Negative CriticismSeptember 16, 2013 2013-09-16 6:30
This morning I read my first negative review, ever. It was quite a blow. It’s not that I thought everyone loved my work, my deliciously childish run-on sentences or constant to the point of humorous typographical errors. I guess I just thought that errors and no copy editing staff aside, the message was solid and agree or not agree … what’s not to like?
This post… is me letting it go.
I realized that my knee jerk reaction was to try to convince the reviewer that they had missed the point. My first thought was, how can I write them back. That’s when my first epiphany landed in my hands (literally I was reading and I stared at my hands in wonder as I realized that… “I cannot please everyone”. I understood that some people will be more or less vocal about their opinion and the only person I can possibly work towards pleasing is… me.
Here are my steps for letting it go.
First, I have to intentionally and deliberately understand that this isn’t Mrs. Schmalkers 3rd grade writing class and as a result, the reviews are not required to be constructive. I have no control over the person writing a review and if they would prefer to simply criticize rather than constructively criticize that is their prerogative.
Second, I understand that people are more likely to take the time to complain then they are to take the time for a compliment. I believe that’s because when someone is disappointed or not satisfied they take it very personally, and in our entitlement age when we enjoy something we feel as if we deserve it. We feel as if we paid for it therefore it is expected and doesn’t deserve mention.
Third, trust myself and my journey. Human beings in general, are not raised to trust themselves. We are generally raised to trust our “elders”, then we are shoved out into the world to be “as elders”. It’s as if we are suddenly a “finished product”. I’m smiling as I write this because my dad and I have a long running joke. When I turned 30, he was turning 50 something, and he said, “Wow, you’re thirty? We’re almost the same age”. He didn’t say that because he was self-conscious about getting older, he said that because he just didn’t feel it.
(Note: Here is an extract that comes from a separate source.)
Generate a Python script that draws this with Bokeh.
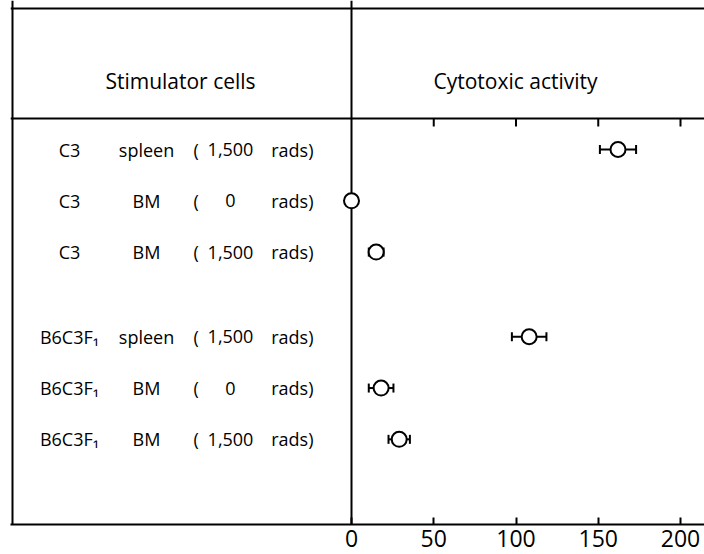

Finally, I blog. Blogging has always been my chosen method of “therapy”, from my first blog about my divorce 10 years ago to today and this blog. Writing helps put things in perspective, and it helps me share experiences in a way that I hope will tell someone else that they are not alone. I hope that in writing about challenges and the solutions I’ve found it will help someone else.
I believe we all have a voice. Whether you journal privately, publicly, speak to yourself or nationally, we all have something to say. I encourage you to seek solutions. Solutions are the harbingers of change. Many people who point out problems, fail to take the time to also think about solutions. Some people actually believe that pointing out the problems ends their responsibility, and I wonder if you think that’s true.
Either way, remember… You are the most important person to you. Your opinion matters and should be based on what you know to be true and what you value. Trust your journey and make today amazing.